Battle of Brandywine
September 11 began with a heavy fog, which provided cover for the British troops.
Washington received contradictory reports about the British troop movements and continued to believe that the main force was moving to attack at Chadds Ford. The British appeared on the Americans' right flank at around 2 p.m. With Hazen's brigades outflanked, Sullivan, Stephen, and Stirling tried to reposition their troops to meet the unexpected British threat to their right flank. Howe was slow to attack the American troops, which bought time for the Americans to position some of their men on high ground at Birmingham Meeting House, about a mile (2 km) north of Chadds Ford. By 4 p.m., the British attacked, with Stephen's and Stirling's divisions receiving the brunt of the assault, and both lost ground fast. Sullivan attacked a group of Hessian troops trying to outflank Stirling's men near Meeting House Hill and bought some time for most of Stirling's men to withdraw, but returned British fire forced Sullivan's men to retreat.
At this point, Washington and Greene arrived with reinforcements to try to hold off the British, who now occupied Meeting House Hill. The remnants of Sullivan's, Stephen's, and Stirling's divisions stopped the pursuing British for nearly an hour but were eventually forced to retreat. The Americans were also forced to leave behind many of their cannon on Meeting House Hill because almost all of the artillery horses were killed.
Knyphausen, on the east bank of the Brandywine, launched an attack against the weakened American center across Chadds Ford, breaking through Maxwell's and Wayne's divisions and forcing them to retreat and leave behind most of their cannon. Armstrong's militia, never engaged in the fighting, also decided to retreat from its positions. Further north, Greene sent Colonel Weedon's troops to cover the road just outside the town of Dilworth to hold off the British long enough for the rest of the Continental Army to retreat. Darkness brought the British pursuit to a standstill, which then left Weedon's force to retreat. The defeated Americans were forced to retreat to Chester where most of them arrived at midnight, with some stragglers arriving until morning.
On August 24, 1777, in the third year of the American Revolution, General William Howe with 13,000 British and 5,000 Hessian troops landed near Head of Elk, Maryland, his goal being to seize Philadelphia (Map 1). By September 9, his army was at Kennett Square, Pennsylvania, six miles west of the Chadd's Ford Crossing of Brandywine Creek. Facing him from the east side of Chadd's Ford, about five miles downstream from the point where the creek divides into east and west branches, was George Washington with 11,000 American soldiers.

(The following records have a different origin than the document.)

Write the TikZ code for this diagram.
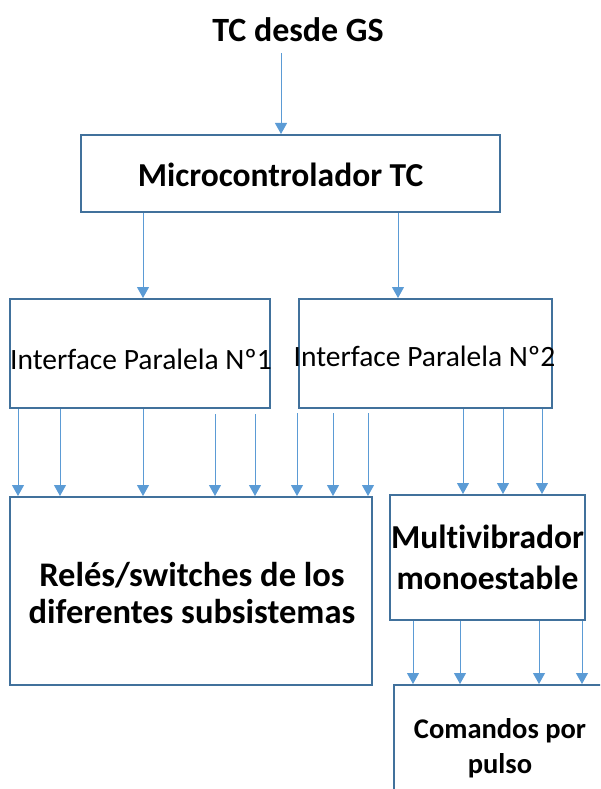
\documentclass[tikz,border=0pt]{standalone}
\usepackage{fontspec}
\setmainfont{Carlito}[Ligatures=NoCommon]
\usetikzlibrary{arrows.meta}

\definecolor{boxblue}{RGB}{65,113,156}
\definecolor{arrowblue}{RGB}{91,155,213}

\tikzset{
  blk/.style={draw=boxblue, line width=2pt, inner sep=0pt},
  lbl/.style={font=\bfseries, align=center, inner sep=0pt},
  sig/.style={draw=arrowblue, line width=1pt, -{Triangle[length=11pt,width=12pt,fill=arrowblue]}},
}

\begin{document}
\begin{tikzpicture}[x=1pt,y=-1pt]
\useasboundingbox (0,0) rectangle (600,789);
\clip (0,0) rectangle (600,789);

% input
\node[lbl, font=\fontsize{34}{40}\selectfont\bfseries] (gs) at (298,30) {TC desde GS};

% blocks
\node[blk, minimum width=419pt, minimum height=77pt,
  label={[lbl, font=\fontsize{33.5}{40}\selectfont\bfseries, xshift=-10pt, yshift=-1pt]center:Microcontrolador TC}]
  (micro) at (290.5,173.5) {};
\node[blk, minimum width=260pt, minimum height=109pt,
  label={[lbl, font=\fontsize{29.5}{35}\selectfont, xshift=1pt, yshift=-6pt]center:Interface Paralela Nº1}]
  (ifa) at (140,353.5) {};
\node[blk, minimum width=253pt, minimum height=109pt,
  label={[lbl, font=\fontsize{29.5}{35}\selectfont, xshift=-1pt, yshift=-3pt]center:Interface Paralela Nº2}]
  (ifb) at (425.5,353.5) {};
\node[blk, minimum width=362pt, minimum height=188pt,
  label={[lbl, font=\fontsize{34.5}{37}\selectfont\bfseries, xshift=1pt, yshift=-2pt]center:Relés/switches de los\\diferentes subsistemas}]
  (reles) at (191,591) {};
\node[blk, minimum width=195pt, minimum height=125pt,
  label={[lbl, font=\fontsize{33.5}{41}\selectfont\bfseries]center:Multivibrador\\monoestable}]
  (multi) at (487.5,557.5) {};
\node[blk, minimum width=226pt, minimum height=125pt,
  label={[lbl, font=\fontsize{28.5}{35}\selectfont\bfseries, xshift=-7pt, yshift=-1pt]center:Comandos por\\pulso}]
  (cmd) at (507,747.5) {};

% connectors
\draw[sig, shorten <=11pt] (gs.south -| 281,0) -- (micro.north -| 281,0);
\draw[sig] (micro.south -| 143,0) -- (ifa.north -| 143,0);
\draw[sig] (micro.south -| 398,0) -- (ifb.north -| 398,0);

\foreach \px in {18,60,143}
  \draw[sig] (ifa.south -| \px,0) -- (reles.north -| \px,0);
\foreach \px in {215,255}
  \draw[sig, shorten <=5pt] (ifa.south -| \px,0) -- (reles.north -| \px,0);
\foreach \px in {297,333,368}
  \draw[sig, shorten <=4pt] (ifb.south -| \px,0) -- (reles.north -| \px,0);
\foreach \px in {463,503,542}
  \draw[sig] (ifb.south -| \px,0) -- (multi.north -| \px,0);
\foreach \px in {413,460,539,582}
  \draw[sig] (multi.south -| \px,0) -- (cmd.north -| \px,0);

\end{tikzpicture}
\end{document}
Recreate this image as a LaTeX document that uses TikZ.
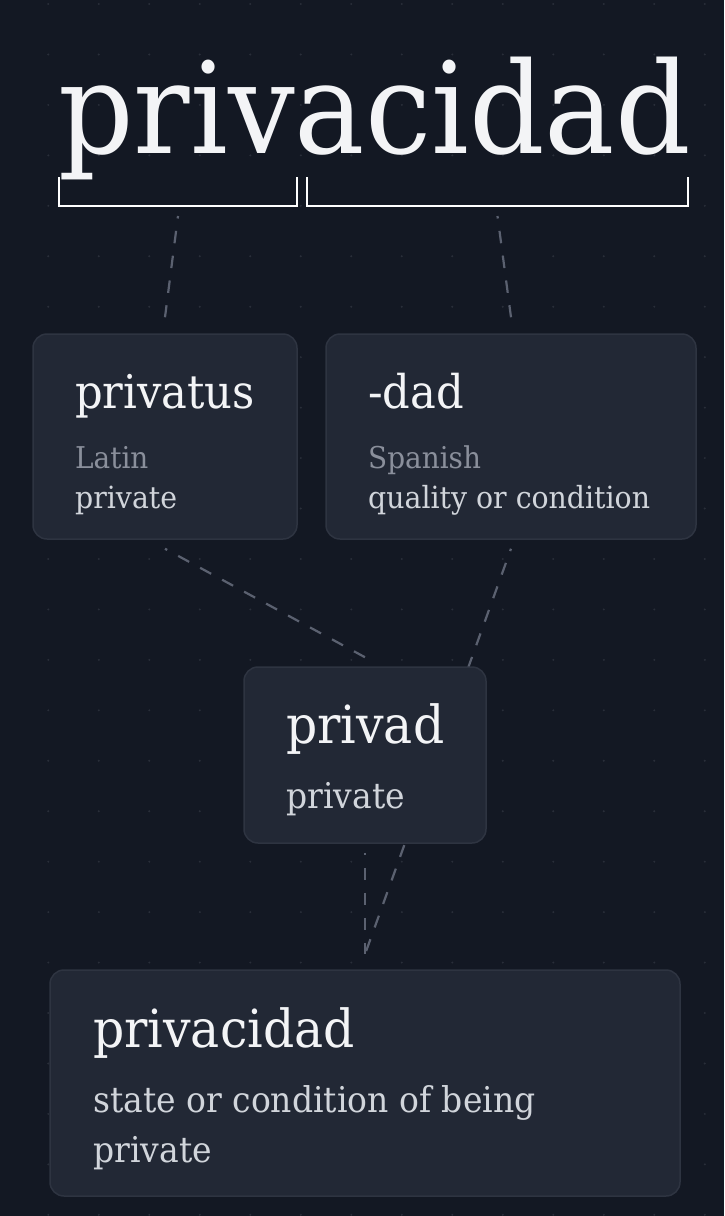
\documentclass[tikz,border=0pt]{standalone}
\usepackage{fontspec}
\setmainfont{DejaVu Serif}[FakeStretch=0.93]
\usetikzlibrary{positioning}
\definecolor{pagebg}{HTML}{131823}
\definecolor{cardbg}{HTML}{222835}
\definecolor{cardline}{HTML}{2E3441}
\definecolor{griddot}{HTML}{292E39}
\definecolor{linkgray}{HTML}{5B6170}
\definecolor{wordwhite}{HTML}{F3F4F6}
\definecolor{langgray}{HTML}{8A8F9B}
\definecolor{glossgray}{HTML}{D1D5DB}
\pgfdeclarelayer{grid}
\pgfdeclarelayer{links}
\pgfsetlayers{grid,links,main}
\tikzstyle{card} = [rectangle, 
rounded corners=14pt, 
draw=cardline, 
line width=1.5pt, 
fill=cardbg]
\tikzstyle{word} = [anchor=base west, inner sep=0pt, text=wordwhite]
\tikzstyle{lang} = [anchor=base west, inner sep=0pt, text=langgray, font=\fontsize{30}{36}\selectfont]
\tikzstyle{gloss} = [anchor=base west, inner sep=0pt, text=glossgray]
\tikzstyle{bracket} = [draw=white, line width=2.2pt]
\tikzstyle{link} = [draw=linkgray, line width=2.2pt, dash pattern=on 12.5pt off 12.5pt, dash phase=10pt]

\begin{document}
\begin{tikzpicture}[x=1pt, y=-1pt]
    \useasboundingbox (0,0) rectangle (724,1216);
    \begin{pgfonlayer}{grid}
      \fill[pagebg] (0,0) rectangle (724,1216);
      \foreach \i in {0,...,13}
        \foreach \j in {0,...,24}
          \fill[griddot] (48.3+50.5*\i, 4+50.45*\j) circle (1.1pt);
    \end{pgfonlayer}

    % headword and its two parts
    \node (title) [word, font=\fontsize{127}{127}\selectfont] at (58,153) {privacidad};
    \draw [bracket] (59,177) -- (59,206) -- (297,206) -- (297,177);
    \draw [bracket] (307,177) -- (307,206) -- (688,206) -- (688,177);
    \coordinate (brL) at (178,206);
    \coordinate (brR) at (497.5,206);

    % roots
    \node (privatus) [card, minimum width=264pt, minimum height=205pt] at (165,436.5) {};
    \node (privatusW) [word, font=\fontsize{46.5}{50}\selectfont] at (75,408) {privatus};
    \node (privatusL) [lang] at (75,468) {Latin};
    \node (privatusG) [gloss, font=\fontsize{30.5}{36}\selectfont] at (75,508) {private};

    \node (dad) [card, minimum width=370pt, minimum height=205pt] at (511,436.5) {};
    \node (dadW) [word, font=\fontsize{46.5}{50}\selectfont] at (368,408) {-dad};
    \node (dadL) [lang] at (368,468) {Spanish};
    \node (dadG) [gloss, font=\fontsize{30.5}{36}\selectfont] at (368,508) {quality or condition};

    % intermediate form
    \node (privad) [card, minimum width=242pt, minimum height=176pt] at (365,755) {};
    \node (privadW) [word, font=\fontsize{52.5}{56}\selectfont] at (286,743) {privad};
    \node (privadG) [gloss, font=\fontsize{35.5}{50}\selectfont] at (286,808) {private};

    % result
    \node (final) [card, minimum width=630pt, minimum height=226pt] at (365,1083) {};
    \node (finalW) [word, font=\fontsize{52.5}{56}\selectfont] at (93,1047) {privacidad};
    \node (finalG) [gloss, font=\fontsize{35.5}{50}\selectfont] at (93,1112) {state or condition of being};
    \node (finalH) [gloss, font=\fontsize{35.5}{50}\selectfont] at (93,1162) {private};

    \begin{pgfonlayer}{links}
      \draw [link] ([yshift=-10pt]brL) -- ([yshift=16pt]privatus.north);
      \draw [link] ([yshift=-10pt]brR) -- ([yshift=16pt]dad.north);
      \draw [link] ([yshift=-9pt]privatus.south) -- ([yshift=9pt]privad.north);
      \draw [link] ([yshift=-9pt]dad.south) -- ([yshift=15pt]final.north);
      \draw [link] ([yshift=-9pt]privad.south) -- ([yshift=15pt]final.north);
    \end{pgfonlayer}
\end{tikzpicture}
\end{document}
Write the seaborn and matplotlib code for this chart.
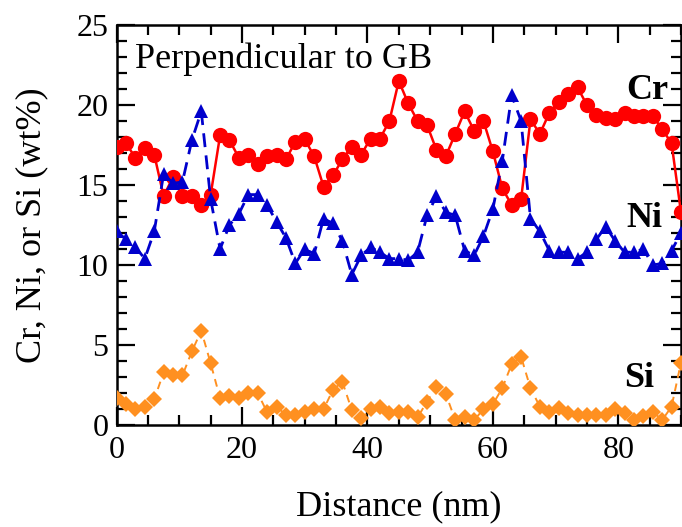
import numpy as np
import pandas as pd
import matplotlib
matplotlib.use("Agg")
import matplotlib.pyplot as plt
from matplotlib.ticker import MultipleLocator
import seaborn as sns

# distance along the line scan (nm), one point every 1.5 nm
distance = [round(i * 1.5, 1) for i in range(61)]

cr = [17.4, 17.6, 16.7, 17.3, 16.9, 14.3, 15.5, 14.3, 14.3, 13.75,
      14.4, 18.1, 17.8, 16.7, 16.9, 16.3, 16.8, 16.9, 16.6, 17.7,
      17.85, 16.8, 14.9, 15.6, 16.6, 17.4, 16.9, 17.9, 17.9, 19.0,
      21.5, 20.1, 19.0, 18.75, 17.2, 16.8, 18.2, 19.6, 18.4, 19.0,
      17.1, 14.8, 13.75, 14.1, 19.1, 18.2, 19.5, 20.2, 20.7, 21.1,
      20.0, 19.4, 19.2, 19.1, 19.5, 19.3, 19.3, 19.3, 18.5, 17.6,
      13.3]

ni = [12.1, 11.6, 11.1, 10.4, 12.1, 15.7, 15.1, 15.2, 17.8, 19.6,
      14.1, 11.0, 12.5, 13.2, 14.4, 14.4, 13.75, 12.7, 11.7, 10.1,
      11.0, 10.7, 12.9, 12.6, 11.5, 9.4, 10.6, 11.1, 10.8, 10.4,
      10.4, 10.3, 10.8, 13.1, 14.3, 13.3, 13.1, 10.9, 10.6, 11.8,
      13.5, 16.5, 20.6, 19.0, 12.9, 12.1, 10.9, 10.8, 10.8, 10.4,
      10.8, 11.6, 12.4, 11.5, 10.8, 10.8, 11.0, 10.0, 10.1, 10.9,
      12.0]

si = [1.67, 1.3, 0.98, 1.15, 1.6, 3.3, 3.1, 3.1, 4.6, 5.9,
      3.85, 1.67, 1.8, 1.67, 2.0, 2.0, 0.8, 1.15, 0.63, 0.63,
      0.83, 0.98, 0.98, 2.2, 2.7, 0.94, 0.42, 0.98, 1.15, 0.77,
      0.83, 0.83, 0.48, 1.46, 2.4, 1.94, 0.31, 0.52, 0.31, 0.98,
      1.3, 2.3, 3.8, 4.27, 2.3, 1.15, 0.83, 1.04, 0.73, 0.63,
      0.63, 0.63, 0.63, 0.98, 0.73, 0.31, 0.56, 0.83, 0.31, 1.15,
      3.9]

df = pd.DataFrame({"distance": distance, "Cr": cr, "Ni": ni, "Si": si})

sns.set_style("ticks")
plt.rcParams["font.family"] = ["Liberation Serif", "DejaVu Serif"]
plt.rcParams["text.color"] = "black"
plt.rcParams["axes.labelcolor"] = "black"
plt.rcParams["axes.edgecolor"] = "black"
plt.rcParams["xtick.color"] = "black"
plt.rcParams["ytick.color"] = "black"

fig = plt.figure(figsize=(6.82, 5.27), dpi=100)
ax = fig.add_axes([0.171, 0.1935, 0.8275, 0.7591])

sns.lineplot(data=df, x="distance", y="Cr", ax=ax, color="#ff0000",
             marker="o", markersize=11, markeredgewidth=0, linewidth=1.8,
             zorder=3)
sns.lineplot(data=df, x="distance", y="Ni", ax=ax, color="#0000cc",
             marker="^", markersize=10.5, markeredgewidth=0, linewidth=2.0,
             linestyle=(0, (5, 3)), zorder=4)
sns.lineplot(data=df, x="distance", y="Si", ax=ax, color="#ff9020",
             marker="D", markersize=8.5, markeredgewidth=0, linewidth=1.4,
             linestyle=(0, (4, 3)), zorder=3)

ax.set_xlim(0, 90)
ax.set_ylim(0, 25)
ax.xaxis.set_major_locator(MultipleLocator(20))
ax.xaxis.set_minor_locator(MultipleLocator(5))
ax.yaxis.set_major_locator(MultipleLocator(5))
ax.yaxis.set_minor_locator(MultipleLocator(1))
ax.tick_params(which="both", direction="in", top=True, right=True,
               width=1.6, labelsize=23)
ax.tick_params(which="major", length=13)
ax.tick_params(which="minor", length=7)
ax.tick_params(axis="x", pad=8)
ax.tick_params(axis="y", pad=6)
for sp in ax.spines.values():
    sp.set_linewidth(1.8)
    sp.set_visible(True)

ax.set_xlabel("Distance (nm)", fontsize=26, labelpad=18)
ax.set_ylabel("Cr, Ni, or Si (wt%)", fontsize=26, labelpad=20)

ax.text(2.9, 22.3, "Perpendicular to GB", fontsize=26, va="baseline", ha="left")
ax.text(84.6, 20.9, "Cr", fontsize=26, fontweight="bold", ha="center", va="center")
ax.text(84.2, 12.9, "Ni", fontsize=26, fontweight="bold", ha="center", va="center")
ax.text(83.4, 2.9, "Si", fontsize=26, fontweight="bold", ha="center", va="center")

fig.savefig("out.png", dpi=100)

Although dry weather had left the Brandywine shallow, it provided a considerable obstacle. Trees grew thickly to the banks, making it impassable to an army except at the fords. There were, however, no fewer than three of these between Chadd's Ford and the forks of the Brandywine, and another (Pyle's) just below Chadd's. Immediately above the forks, the east branch of the creek was crossed by Buffington's Ford and, a mile and a half farther up, by Jefferis' Ford. Across the west branch, less than a mile from the forks, was Trimble's Ford.
The region was inhabited chiefly by Quakers, whose religious views made them neutral. Most local families who favored the American cause had fled. Thus, Washington got sparse information, and much of that was inaccurate-he was told, for example, that there was no ford above Buffington's for twelve miles. Furthermore, the rolling and forested nature of the ground prevented good observation.
Washington deployed General Anthony Wayne's brigade and Colonel Thomas Proctor's artillery on high ground east of Chadd's Ford, covering the crossing. General William Maxwell's brigade was moved across the creek to form an outpost line on a hill, blocking the Kennett Square-Chadd's Ford road. General John Armstrong and about a thousand Pennsylvania militiamen were posted to cover Pyle's Ford. General John Sullivan's division extended northward along the Brandywine's banks. Farther upstream was General Adam Stephen's division, and beyond that was General Lord Stirling's division. Detachments under Colonel Moses Hazen were at each of the upstream fords, up to and including Buffington's. The brigades of Generals Peter Muhlenberg and George Weedon, comprising General Nathanael Greene's division, were in reserve behind Wayne. With them was most of the light horse, under the Polish volunteer, Count Casimir Pulaski. Other light horsemen were sent to scout west of the Brandywine to report any British movements.
Perhaps with Tory help (Joseph Galloway, a prominent Philadelphia loyalist familiar with the region, was with the British), Howe had better information than Washington. Instead of a head-on attack against prepared defenses, he planned a wide flanking movement. One part of his army would advance on Chadd's Ford in a demonstration to preoccupy Washington; the rest, screened by hills and woods, would march north, cross the creek's west branch at Trimble's Ford, cut northeast to Jefferis' Ford, then turn southward to drive down on the Americans.
As if to favor Howe's maneuver, heavy fog blanketed the area when the flanking column began its march early on the morning of September 11. Howe took the lead, heading a force of 13,000 British and Hessian troops.